#### EXERCISE REQUIREMENTS:
Only the lines from the start of the material through the line containing "const redE=[0.025,0.02,0.02,0.02,0.025,0.025,0.03,0.06,0.03];" are to be extracted, exactly as they appear.

start PROVIDED MATERIAL

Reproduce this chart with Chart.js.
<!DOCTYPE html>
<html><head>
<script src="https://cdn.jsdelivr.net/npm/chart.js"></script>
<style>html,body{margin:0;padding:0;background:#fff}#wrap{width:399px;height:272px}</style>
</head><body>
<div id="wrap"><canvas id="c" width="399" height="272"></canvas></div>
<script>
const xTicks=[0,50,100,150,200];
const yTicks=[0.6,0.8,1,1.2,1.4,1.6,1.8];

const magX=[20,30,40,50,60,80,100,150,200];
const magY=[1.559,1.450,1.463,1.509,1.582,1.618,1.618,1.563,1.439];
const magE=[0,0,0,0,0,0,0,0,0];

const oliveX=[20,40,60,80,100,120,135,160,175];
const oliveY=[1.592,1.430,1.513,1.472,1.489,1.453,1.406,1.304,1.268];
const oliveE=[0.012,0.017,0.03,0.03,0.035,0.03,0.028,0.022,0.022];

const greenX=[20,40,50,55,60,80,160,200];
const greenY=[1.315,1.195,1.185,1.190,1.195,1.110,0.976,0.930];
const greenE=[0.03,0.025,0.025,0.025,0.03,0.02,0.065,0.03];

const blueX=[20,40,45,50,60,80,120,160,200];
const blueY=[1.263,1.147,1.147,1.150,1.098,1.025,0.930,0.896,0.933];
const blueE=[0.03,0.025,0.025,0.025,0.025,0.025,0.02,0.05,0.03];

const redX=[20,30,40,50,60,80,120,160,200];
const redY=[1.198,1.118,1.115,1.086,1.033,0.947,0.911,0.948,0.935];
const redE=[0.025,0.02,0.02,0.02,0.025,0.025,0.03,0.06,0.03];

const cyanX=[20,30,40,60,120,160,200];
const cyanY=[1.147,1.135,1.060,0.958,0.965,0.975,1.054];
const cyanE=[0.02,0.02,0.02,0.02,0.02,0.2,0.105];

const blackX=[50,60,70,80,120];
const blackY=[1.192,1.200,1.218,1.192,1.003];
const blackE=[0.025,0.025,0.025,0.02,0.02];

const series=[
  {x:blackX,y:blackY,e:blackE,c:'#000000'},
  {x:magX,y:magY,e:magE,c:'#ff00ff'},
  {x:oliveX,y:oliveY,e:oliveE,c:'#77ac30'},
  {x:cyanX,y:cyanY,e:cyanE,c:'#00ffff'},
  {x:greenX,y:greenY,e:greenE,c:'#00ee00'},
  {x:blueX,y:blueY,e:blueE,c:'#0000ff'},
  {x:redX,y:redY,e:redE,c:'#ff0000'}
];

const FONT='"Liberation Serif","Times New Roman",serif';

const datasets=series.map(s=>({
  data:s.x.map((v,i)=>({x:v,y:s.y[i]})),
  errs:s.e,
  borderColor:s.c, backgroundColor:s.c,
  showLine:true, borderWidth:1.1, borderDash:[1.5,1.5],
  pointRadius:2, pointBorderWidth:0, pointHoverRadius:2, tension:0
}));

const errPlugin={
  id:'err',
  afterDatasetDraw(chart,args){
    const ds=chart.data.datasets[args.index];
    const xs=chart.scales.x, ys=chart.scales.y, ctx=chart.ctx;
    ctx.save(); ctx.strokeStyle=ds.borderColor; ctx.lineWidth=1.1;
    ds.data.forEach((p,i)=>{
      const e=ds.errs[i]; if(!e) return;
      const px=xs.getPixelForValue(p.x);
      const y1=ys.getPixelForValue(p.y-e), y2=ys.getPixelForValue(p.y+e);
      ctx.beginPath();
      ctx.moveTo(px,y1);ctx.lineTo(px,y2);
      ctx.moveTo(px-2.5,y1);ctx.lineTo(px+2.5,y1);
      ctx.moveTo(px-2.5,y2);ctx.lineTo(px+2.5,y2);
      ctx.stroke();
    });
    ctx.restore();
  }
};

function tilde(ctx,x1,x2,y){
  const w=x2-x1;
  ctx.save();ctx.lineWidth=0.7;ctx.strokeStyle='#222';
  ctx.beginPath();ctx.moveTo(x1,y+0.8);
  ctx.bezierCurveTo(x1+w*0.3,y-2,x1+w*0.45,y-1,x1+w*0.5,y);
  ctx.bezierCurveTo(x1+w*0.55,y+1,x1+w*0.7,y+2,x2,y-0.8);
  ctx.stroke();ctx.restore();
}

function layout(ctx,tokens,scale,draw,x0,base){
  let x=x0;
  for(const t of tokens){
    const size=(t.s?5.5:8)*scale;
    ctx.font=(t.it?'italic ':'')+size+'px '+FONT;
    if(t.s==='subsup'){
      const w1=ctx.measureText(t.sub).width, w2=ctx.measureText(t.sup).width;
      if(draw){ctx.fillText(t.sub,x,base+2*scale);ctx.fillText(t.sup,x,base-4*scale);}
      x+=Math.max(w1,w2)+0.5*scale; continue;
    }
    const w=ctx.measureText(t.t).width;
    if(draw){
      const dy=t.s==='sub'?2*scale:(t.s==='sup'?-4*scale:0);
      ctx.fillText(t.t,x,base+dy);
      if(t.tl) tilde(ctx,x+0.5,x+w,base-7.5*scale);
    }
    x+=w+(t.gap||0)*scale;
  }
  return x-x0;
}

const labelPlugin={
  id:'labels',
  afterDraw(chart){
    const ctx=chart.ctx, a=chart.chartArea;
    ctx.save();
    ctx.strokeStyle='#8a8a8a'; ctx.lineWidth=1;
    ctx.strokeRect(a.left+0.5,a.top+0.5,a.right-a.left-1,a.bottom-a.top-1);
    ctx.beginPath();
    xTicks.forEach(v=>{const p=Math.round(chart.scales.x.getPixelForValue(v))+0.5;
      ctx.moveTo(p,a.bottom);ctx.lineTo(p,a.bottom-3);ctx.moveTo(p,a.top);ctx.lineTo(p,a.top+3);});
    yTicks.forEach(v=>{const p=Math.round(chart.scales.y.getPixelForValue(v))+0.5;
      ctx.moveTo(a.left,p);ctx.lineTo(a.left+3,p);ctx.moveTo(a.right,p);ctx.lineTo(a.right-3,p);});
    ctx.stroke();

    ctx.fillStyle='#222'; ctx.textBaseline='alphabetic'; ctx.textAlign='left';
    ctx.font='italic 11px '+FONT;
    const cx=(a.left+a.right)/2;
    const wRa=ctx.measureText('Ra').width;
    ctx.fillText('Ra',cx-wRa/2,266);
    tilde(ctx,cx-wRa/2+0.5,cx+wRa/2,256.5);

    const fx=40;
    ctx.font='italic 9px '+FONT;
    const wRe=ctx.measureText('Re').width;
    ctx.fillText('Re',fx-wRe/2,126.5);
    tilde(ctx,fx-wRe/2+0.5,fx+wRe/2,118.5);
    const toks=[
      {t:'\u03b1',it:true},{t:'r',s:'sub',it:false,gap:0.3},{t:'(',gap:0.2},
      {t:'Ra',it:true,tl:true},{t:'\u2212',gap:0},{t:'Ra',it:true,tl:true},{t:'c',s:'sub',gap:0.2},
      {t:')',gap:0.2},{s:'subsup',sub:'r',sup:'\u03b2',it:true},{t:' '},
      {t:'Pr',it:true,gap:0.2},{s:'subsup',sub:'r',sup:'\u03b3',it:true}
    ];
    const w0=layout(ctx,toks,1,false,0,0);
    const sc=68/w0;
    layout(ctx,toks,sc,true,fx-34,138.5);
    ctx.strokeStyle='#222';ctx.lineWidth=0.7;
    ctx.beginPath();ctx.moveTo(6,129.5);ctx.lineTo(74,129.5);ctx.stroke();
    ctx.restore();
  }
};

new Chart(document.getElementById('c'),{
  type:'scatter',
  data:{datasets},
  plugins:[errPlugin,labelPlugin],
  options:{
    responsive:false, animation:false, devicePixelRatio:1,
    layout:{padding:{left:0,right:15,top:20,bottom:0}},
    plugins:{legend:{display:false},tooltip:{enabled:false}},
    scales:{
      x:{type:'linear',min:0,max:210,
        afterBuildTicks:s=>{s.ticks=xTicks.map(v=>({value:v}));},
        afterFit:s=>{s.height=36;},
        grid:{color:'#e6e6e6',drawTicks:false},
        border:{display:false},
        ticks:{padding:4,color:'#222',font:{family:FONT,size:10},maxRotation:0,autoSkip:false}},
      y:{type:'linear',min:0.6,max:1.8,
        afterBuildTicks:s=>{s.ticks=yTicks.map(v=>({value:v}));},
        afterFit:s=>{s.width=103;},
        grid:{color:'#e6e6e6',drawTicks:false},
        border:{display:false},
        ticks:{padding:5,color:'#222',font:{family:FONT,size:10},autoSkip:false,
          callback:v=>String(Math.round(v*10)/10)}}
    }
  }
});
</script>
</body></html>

end PROVIDED MATERIAL

#### IN RESPONSE:
Reproduce this chart with Chart.js.
<!DOCTYPE html>
<html><head>
<script src="https://cdn.jsdelivr.net/npm/chart.js"></script>
<style>html,body{margin:0;padding:0;background:#fff}#wrap{width:399px;height:272px}</style>
</head><body>
<div id="wrap"><canvas id="c" width="399" height="272"></canvas></div>
<script>
const xTicks=[0,50,100,150,200];
const yTicks=[0.6,0.8,1,1.2,1.4,1.6,1.8];

const magX=[20,30,40,50,60,80,100,150,200];
const magY=[1.559,1.450,1.463,1.509,1.582,1.618,1.618,1.563,1.439];
const magE=[0,0,0,0,0,0,0,0,0];

const oliveX=[20,40,60,80,100,120,135,160,175];
const oliveY=[1.592,1.430,1.513,1.472,1.489,1.453,1.406,1.304,1.268];
const oliveE=[0.012,0.017,0.03,0.03,0.035,0.03,0.028,0.022,0.022];

const greenX=[20,40,50,55,60,80,160,200];
const greenY=[1.315,1.195,1.185,1.190,1.195,1.110,0.976,0.930];
const greenE=[0.03,0.025,0.025,0.025,0.03,0.02,0.065,0.03];

const blueX=[20,40,45,50,60,80,120,160,200];
const blueY=[1.263,1.147,1.147,1.150,1.098,1.025,0.930,0.896,0.933];
const blueE=[0.03,0.025,0.025,0.025,0.025,0.025,0.02,0.05,0.03];

const redX=[20,30,40,50,60,80,120,160,200];
const redY=[1.198,1.118,1.115,1.086,1.033,0.947,0.911,0.948,0.935];
const redE=[0.025,0.02,0.02,0.02,0.025,0.025,0.03,0.06,0.03];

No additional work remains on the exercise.